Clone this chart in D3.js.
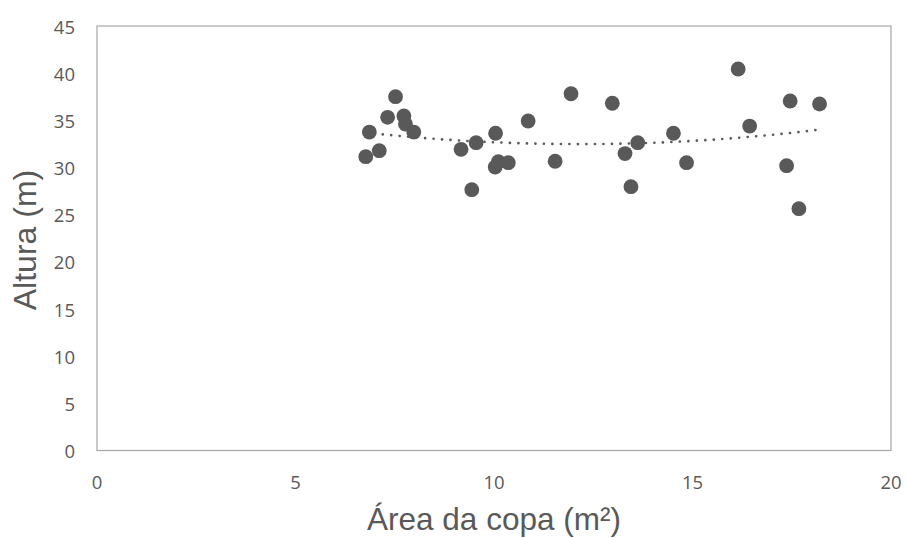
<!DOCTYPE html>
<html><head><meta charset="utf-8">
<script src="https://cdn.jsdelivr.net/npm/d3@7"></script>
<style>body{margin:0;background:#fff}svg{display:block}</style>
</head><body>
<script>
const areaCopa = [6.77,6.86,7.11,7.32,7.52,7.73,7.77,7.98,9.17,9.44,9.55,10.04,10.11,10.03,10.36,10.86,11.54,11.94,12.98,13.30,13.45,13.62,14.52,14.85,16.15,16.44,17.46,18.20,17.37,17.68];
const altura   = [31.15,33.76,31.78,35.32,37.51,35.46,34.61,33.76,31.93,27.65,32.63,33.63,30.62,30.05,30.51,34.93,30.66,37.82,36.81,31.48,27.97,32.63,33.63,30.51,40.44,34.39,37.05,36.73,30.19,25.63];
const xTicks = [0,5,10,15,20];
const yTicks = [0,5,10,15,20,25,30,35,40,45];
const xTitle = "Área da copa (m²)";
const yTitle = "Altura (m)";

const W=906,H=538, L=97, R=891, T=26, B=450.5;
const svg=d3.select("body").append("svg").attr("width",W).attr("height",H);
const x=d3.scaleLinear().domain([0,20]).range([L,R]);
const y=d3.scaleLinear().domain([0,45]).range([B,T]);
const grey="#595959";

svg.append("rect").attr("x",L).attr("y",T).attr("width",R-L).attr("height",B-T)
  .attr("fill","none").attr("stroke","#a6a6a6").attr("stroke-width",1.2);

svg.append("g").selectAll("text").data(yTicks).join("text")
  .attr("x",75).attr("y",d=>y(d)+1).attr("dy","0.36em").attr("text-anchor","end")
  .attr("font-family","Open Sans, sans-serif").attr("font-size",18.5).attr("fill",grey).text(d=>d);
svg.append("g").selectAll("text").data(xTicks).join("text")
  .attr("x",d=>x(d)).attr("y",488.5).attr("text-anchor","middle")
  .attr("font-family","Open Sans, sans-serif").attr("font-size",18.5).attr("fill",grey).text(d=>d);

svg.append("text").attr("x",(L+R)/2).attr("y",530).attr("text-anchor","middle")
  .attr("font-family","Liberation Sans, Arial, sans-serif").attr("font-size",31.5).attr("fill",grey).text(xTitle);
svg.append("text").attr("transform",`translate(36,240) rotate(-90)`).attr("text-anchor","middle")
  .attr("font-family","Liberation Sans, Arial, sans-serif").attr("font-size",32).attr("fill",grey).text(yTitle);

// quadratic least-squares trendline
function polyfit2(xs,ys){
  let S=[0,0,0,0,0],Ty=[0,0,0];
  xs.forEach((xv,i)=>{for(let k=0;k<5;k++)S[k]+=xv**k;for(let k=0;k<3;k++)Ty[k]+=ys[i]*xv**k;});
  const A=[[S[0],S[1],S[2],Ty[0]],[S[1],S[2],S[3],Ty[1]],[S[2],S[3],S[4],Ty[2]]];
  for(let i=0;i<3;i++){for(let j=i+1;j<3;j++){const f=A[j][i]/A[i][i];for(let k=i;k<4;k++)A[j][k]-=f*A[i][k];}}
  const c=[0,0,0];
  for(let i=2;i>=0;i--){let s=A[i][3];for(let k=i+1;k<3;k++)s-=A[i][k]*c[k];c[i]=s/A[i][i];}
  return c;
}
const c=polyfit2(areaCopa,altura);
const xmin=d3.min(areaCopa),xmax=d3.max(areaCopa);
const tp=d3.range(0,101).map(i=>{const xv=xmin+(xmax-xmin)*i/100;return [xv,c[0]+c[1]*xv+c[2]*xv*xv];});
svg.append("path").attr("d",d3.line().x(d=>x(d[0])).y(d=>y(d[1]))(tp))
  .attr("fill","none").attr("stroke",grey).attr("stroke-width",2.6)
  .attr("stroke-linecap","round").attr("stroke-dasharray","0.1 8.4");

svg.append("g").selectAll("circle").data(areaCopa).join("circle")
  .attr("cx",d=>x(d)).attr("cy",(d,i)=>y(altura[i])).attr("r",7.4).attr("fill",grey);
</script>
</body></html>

----

▸ Stated goal
All of the data above should be transcribed verbatim, with pictures omitted.

▸ Answer to this task
Clone this chart in D3.js.
<!DOCTYPE html>
<html><head><meta charset="utf-8">
<script src="https://cdn.jsdelivr.net/npm/d3@7"></script>
<style>body{margin:0;background:#fff}svg{display:block}</style>
</head><body>
<script>
const areaCopa = [6.77,6.86,7.11,7.32,7.52,7.73,7.77,7.98,9.17,9.44,9.55,10.04,10.11,10.03,10.36,10.86,11.54,11.94,12.98,13.30,13.45,13.62,14.52,14.85,16.15,16.44,17.46,18.20,17.37,17.68];
const altura   = [31.15,33.76,31.78,35.32,37.51,35.46,34.61,33.76,31.93,27.65,32.63,33.63,30.62,30.05,30.51,34.93,30.66,37.82,36.81,31.48,27.97,32.63,33.63,30.51,40.44,34.39,37.05,36.73,30.19,25.63];
const xTicks = [0,5,10,15,20];
const yTicks = [0,5,10,15,20,25,30,35,40,45];
const xTitle = "Área da copa (m²)";
const yTitle = "Altura (m)";

const W=906,H=538, L=97, R=891, T=26, B=450.5;
const svg=d3.select("body").append("svg").attr("width",W).attr("height",H);
const x=d3.scaleLinear().domain([0,20]).range([L,R]);
const y=d3.scaleLinear().domain([0,45]).range([B,T]);
const grey="#595959";

svg.append("rect").attr("x",L).attr("y",T).attr("width",R-L).attr("height",B-T)
  .attr("fill","none").attr("stroke","#a6a6a6").attr("stroke-width",1.2);

svg.append("g").selectAll("text").data(yTicks).join("text")
  .attr("x",75).attr("y",d=>y(d)+1).attr("dy","0.36em").attr("text-anchor","end")
  .attr("font-family","Open Sans, sans-serif").attr("font-size",18.5).attr("fill",grey).text(d=>d);
svg.append("g").selectAll("text").data(xTicks).join("text")
  .attr("x",d=>x(d)).attr("y",488.5).attr("text-anchor","middle")
  .attr("font-family","Open Sans, sans-serif").attr("font-size",18.5).attr("fill",grey).text(d=>d);

svg.append("text").attr("x",(L+R)/2).attr("y",530).attr("text-anchor","middle")
  .attr("font-family","Liberation Sans, Arial, sans-serif").attr("font-size",31.5).attr("fill",grey).text(xTitle);
svg.append("text").attr("transform",`translate(36,240) rotate(-90)`).attr("text-anchor","middle")
  .attr("font-family","Liberation Sans, Arial, sans-serif").attr("font-size",32).attr("fill",grey).text(yTitle);

// quadratic least-squares trendline
function polyfit2(xs,ys){
  let S=[0,0,0,0,0],Ty=[0,0,0];
  xs.forEach((xv,i)=>{for(let k=0;k<5;k++)S[k]+=xv**k;for(let k=0;k<3;k++)Ty[k]+=ys[i]*xv**k;});
  const A=[[S[0],S[1],S[2],Ty[0]],[S[1],S[2],S[3],Ty[1]],[S[2],S[3],S[4],Ty[2]]];
  for(let i=0;i<3;i++){for(let j=i+1;j<3;j++){const f=A[j][i]/A[i][i];for(let k=i;k<4;k++)A[j][k]-=f*A[i][k];}}
  const c=[0,0,0];
  for(let i=2;i>=0;i--){let s=A[i][3];for(let k=i+1;k<3;k++)s-=A[i][k]*c[k];c[i]=s/A[i][i];}
  return c;
}
const c=polyfit2(areaCopa,altura);
const xmin=d3.min(areaCopa),xmax=d3.max(areaCopa);
const tp=d3.range(0,101).map(i=>{const xv=xmin+(xmax-xmin)*i/100;return [xv,c[0]+c[1]*xv+c[2]*xv*xv];});
svg.append("path").attr("d",d3.line().x(d=>x(d[0])).y(d=>y(d[1]))(tp))
  .attr("fill","none").attr("stroke",grey).attr("stroke-width",2.6)
  .attr("stroke-linecap","round").attr("stroke-dasharray","0.1 8.4");

svg.append("g").selectAll("circle").data(areaCopa).join("circle")
  .attr("cx",d=>x(d)).attr("cy",(d,i)=>y(altura[i])).attr("r",7.4).attr("fill",grey);
</script>
</body></html>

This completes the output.